Excerpts from the ChicagoTribune.com:

For the past year, the Northbrook police and fire departments have seen major changes in their managerial ranks as some officials retired and others were promoted.

The Northbrook Fire Department has promoted administrative officials 17 times since last summer, said Fire Chief Andrew Carlson. Some employees were promoted twice within that time frame. Carlson for example was promoted to deputy chief and then chief, he said. The promotions in the fire department led to six new hires, all firefighters and paramedics, and the department will hire two more firefighters and paramedics in October.

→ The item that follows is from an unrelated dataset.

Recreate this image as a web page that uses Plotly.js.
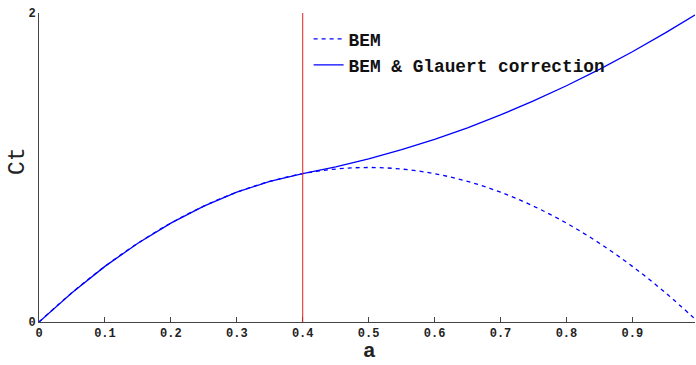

Since he was appointed in January, Carlson said the fire department has spent a lot of time reviewing previous procedures to increase efficiency. In May, the department reverted back to its previous policy of having two deputy chiefs, which also contributed to the fire department promotions this year. Moving forward, the department will spend time doing a data analysis to have the ability to predict where call volumes will come from.

In the Northbrook Police Department, the retirement of eight administrative positions led to multiple shifts within the department.

All of the promotions have been internal, which benefits the departments because the officials moving up in rank have institutional, community and procedural knowledge. Most promotions are a result of a retirements after serving the community for the majority of their career. The departments can see multiple retirements in a given year because a lot of employees are hired at the same time early on in their career and stay with the department for decades.

As police and fire officials move through the ranks, the departments need to hire new officers and firefighter/paramedics. Following state statutes, both departments partner with agencies in neighboring communities to test candidates looking for police and fire jobs.

The departments work with the Board of Fire and Police Commissioners to select which candidates to hire based on the initial test scores, interviews, and other department requirements, like a polygraph, Adkins said. Both departments are required to administer the test every two years, so if a position opens they have lists of potential candidates.